There’s another one in the National Motorcycle Museum which they kindly lent to us for the club stand at Stafford a couple of years ago.
When the Sammy Miller one was road-tested by Philip Tooth for one of the ‘Classic’ magazines a few years ago, they had a problem with the radiator boiling with little provocation . They should have consulted me because I have a set of the original operating instructions, typewritten not printed, and they specify that there should only be Glycol in the cooling system, like an aircraft, plus “an eggcupfull of soluble oil” !!! Only the Brits…….
I don’t know if the bike in the National Museum has got any pistons in it, because the ones originally in it, when sold by Nottingham Scott dealer George Richards, to Alan Pyatt, a local timber yard owner, are on the shelf in my workshop. I was given them by Vic Kemp, and he got them from George Spray, who was the mechanic for George Richards.
I’ve just tried to find those operating instructions, with no success, but if they come to light they will make an interesting article for Yowl, copy to Sammy Miller, copy to National Museum, plus ransom note for three Three pistons….
I have tracked down “The Classic Motor Cycle” road test of the Sammy Miller Museum Scott Three. It was in July 1991, Volume 18 No 7. I just can’t believe it was 20 years ago ! There is a copy on eBay at the moment. Item No 350582981623.
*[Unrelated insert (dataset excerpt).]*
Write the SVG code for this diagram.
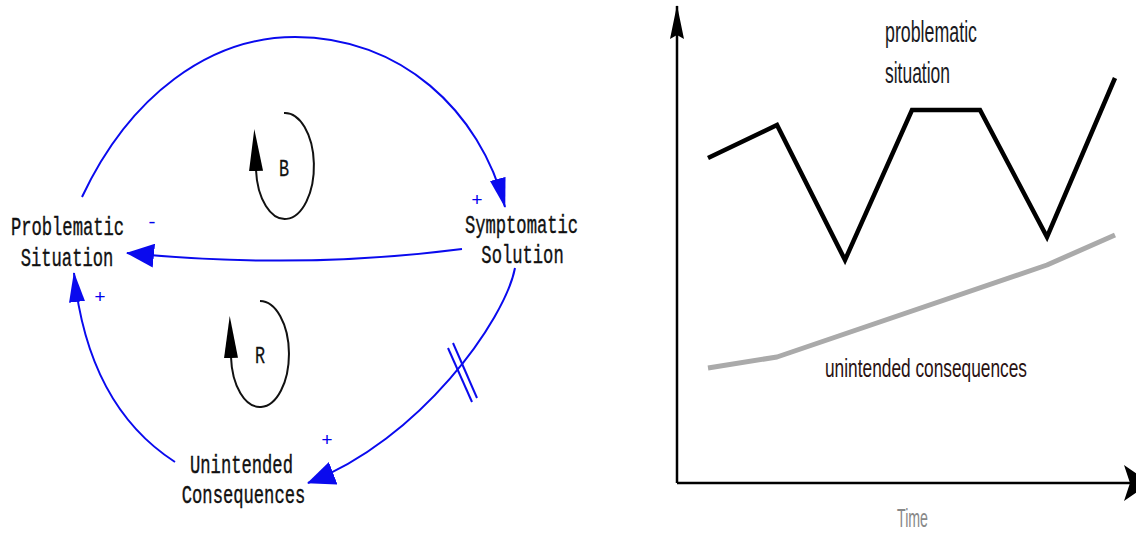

😉 😉 I seem to remember that Bob Trickets did say to me once that he had a complete 3 cylinder engine availabe! I was VERY interested as a power unit for my vintage sidecar racing asperations! (as I still am by the way) Anyone have any gen? Ted 😀 😀
I’m not 100% sure, but THINK that the engine in question was not a bike engine, but one made by Bill Cull to try and interest a certain Mr. Lyons of Jaguar car fame, ( which was also Cull’s intention with the six cylinder engine), and so it had a bellhousing type crankcase, and big flywheel with a starter ring-gear on it. If that is the engine, it is now in Italy I believe. Might be worth asking the Holders though, and I could start you off with a set of three Three pistons…..
I should perhaps add that when I say “Cull’s intention”, it was of course at the behest of managing director Reginald Vinter, who moved in the same social circle as Lyons, meeting regularly at a Thames bank hostelry/knocking shop called “Skindles”, near Maidenhead. Money for these white elephant pipe-dreams was siphoned off from Admiralty funding for portable generators and power units for Bofors guns. Vinter was found out, and became a guest of his Majesty the King, going to prison for “malfeasance”, whatever that means…
A shame Mr Vinter was not a little more canny in his use of government funds – for instance Douglas’ WW2 generator engine spawned the power unit for the whole post-war T35 range!
Norman also made a nice little flat twin stationary generator/water pump engine, but I don’t think that it was ever used in any of their post-war bikes, and they just used the ubiquitous Villiers engines. What a shame !
The Norman Flat Twin,I had one way back in the sixties,If my memory serves me correctly it was a side valve,of about 250cc”s I fitted it into a 16 foot boat. It would”nt pull your hat off,Useless!
That was presumably the T300, but they also made the T600, which might have been able to pull the skin off a rice pudding !
Different Norman – the stationary engine outfit was in Warwick and pretty much their only involvement with ‘bikes was the Kenilworth Scooter. However, it is instructive to compare the T300 with the Douglas FT350, despite the similar cubic capacity the latter is far more robust which ‘fortuitously’ enabled it to be turned into a motorcycle power unit with very little new design work.
Returning to Scott; the Cull patented scavenging system used on the Bofors gun engine had real possibilities for later development, being very similar to that employed in Walter Kaaden’s successful MZ racers.